Immigration Minister Yoav Gallant called on French Jews to “come home” to Israel following the anti-Semitic vandalism.
“The desecration of the Jewish cemetery in France conjures images of dark times in the history of the Jewish people,” Gallant said in a statement. “Last week I visited the Jewish community in Paris, which is under an anti-Semitic attack and in the process of assimilation. I firmly condemn the anti-Semitism in France and call on the Jews — come home, immigrate to Israel.”
The chairman of the quasi-governmental Jewish Agency, which deals with Jewish immigration to Israel, called the vandalism “another indication of the rampant anti-Semitism spreading throughout Europe, threatening Jews in the streets.”

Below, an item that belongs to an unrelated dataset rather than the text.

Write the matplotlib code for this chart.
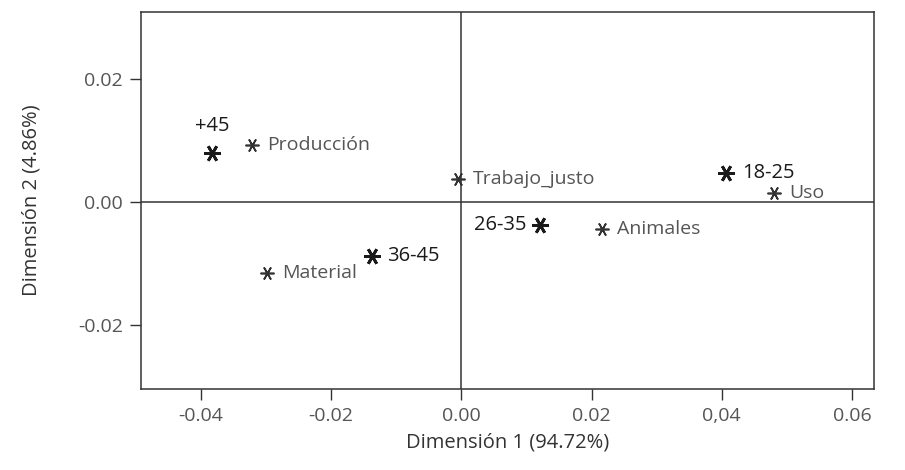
import matplotlib
matplotlib.use("Agg")
import matplotlib.pyplot as plt

plt.rcParams['font.family'] = ['Open Sans', 'DejaVu Sans']

# age groups (rows)
edades = ["+45", "36-45", "26-35", "18-25"]
edad_x = [-0.0383, -0.0137, 0.0121, 0.0406]
edad_y = [0.0079, -0.0087, -0.0037, 0.0047]

# motives (columns)
motivos = ["Producción", "Trabajo_justo", "Material", "Animales", "Uso"]
motivo_x = [-0.0321, -0.0005, -0.0298, 0.0216, 0.0480]
motivo_y = [0.0092, 0.0038, -0.0115, -0.0043, 0.0014]

xticks = [-0.04, -0.02, 0.00, 0.02, 0.04, 0.06]
xticklabels = ["-0.04", "-0.02", "0.00", "0.02", "0,04", "0.06"]
yticks = [-0.02, 0.00, 0.02]
yticklabels = ["-0.02", "0.00", "0.02"]

fig = plt.figure(figsize=(9.05, 4.7), dpi=100)
ax = fig.add_axes([0.1558, 0.1723, 0.81, 0.8022])

ax.axhline(0, color="#333333", lw=1.1, zorder=1)
ax.axvline(0, color="#333333", lw=1.1, zorder=1)

star = (6, 2, 90)
ax.plot(motivo_x, motivo_y, ls="none", marker=star, ms=10, mew=1.2,
        color="#333333", zorder=3)
ax.plot(edad_x, edad_y, ls="none", marker=star, ms=12, mew=2.0,
        color="#1a1a1a", zorder=3)

# etiquetas
for name, x, y in zip(motivos, motivo_x, motivo_y):
    ax.annotate(name, (x, y), xytext=(11, 0), textcoords="offset points",
                ha="left", va="center", fontsize=14, color="#555555")

lab_off = {"+45": (0, 20, "center"), "36-45": (11, 0, "left"),
           "26-35": (-10, 0, "right"), "18-25": (12, 0, "left")}
for name, x, y in zip(edades, edad_x, edad_y):
    dx, dy, ha = lab_off[name]
    ax.annotate(name, (x, y), xytext=(dx, dy), textcoords="offset points",
                ha=ha, va="center", fontsize=14.5, color="#1a1a1a")

ax.set_xlim(-0.0492, 0.0634)
ax.set_ylim(-0.0303, 0.0308)
ax.set_xticks(xticks)
ax.set_xticklabels(xticklabels)
ax.set_yticks(yticks)
ax.set_yticklabels(yticklabels)
ax.tick_params(labelsize=14, colors="#333333", labelcolor="#555555",
               length=8, width=1.0, pad=5)

for sp in ax.spines.values():
    sp.set_color("#333333")
    sp.set_linewidth(1.1)

ax.set_xlabel("Dimensión 1 (94.72%)", fontsize=14.5, color="#333333", labelpad=5)
ax.set_ylabel("Dimensión 2 (4.86%)", fontsize=14.5, color="#333333", labelpad=26)

plt.savefig("out.png", dpi=100)
plt.close()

“It’s time for governments to wake up!” Isaac Herzog wrote on Twitter.
Avi Gabbay, chairman of the opposition Labor Party, said in a statement, “What happened in France has a clear name: Anti-Semitism. This must not be laundered and it must not be muffled. Anyone who comes close to giving legitimization to small anti-Semites gets in return large scale and dangerous anti-Semitism.”
French President Emmanuel Macron visited the vandalized cemetery along with Interior Minister Christophe Castaner, who tweeted his “outrage and disgust.”
Rallies were planned in Paris and other French cities Tuesday to denounce a flare-up of anti-Semitic vandalism in recent weeks, often coinciding with “yellow vest” anti-government demonstrations.
The upsurge in anti-Semitism in France, home to the world’s largest Jewish population outside Israel and the United States, spiraled last weekend when a torrent of hate speech was directed at prominent philosopher Alain Finkielkraut during a march of yellow vest anti-government protesters.
Politicians on both the right and left urged massive participation in the rallies as a response to the incident.
Last year, 2,679 Jews from France immigrated to Israel, according to Gallant’s ministry.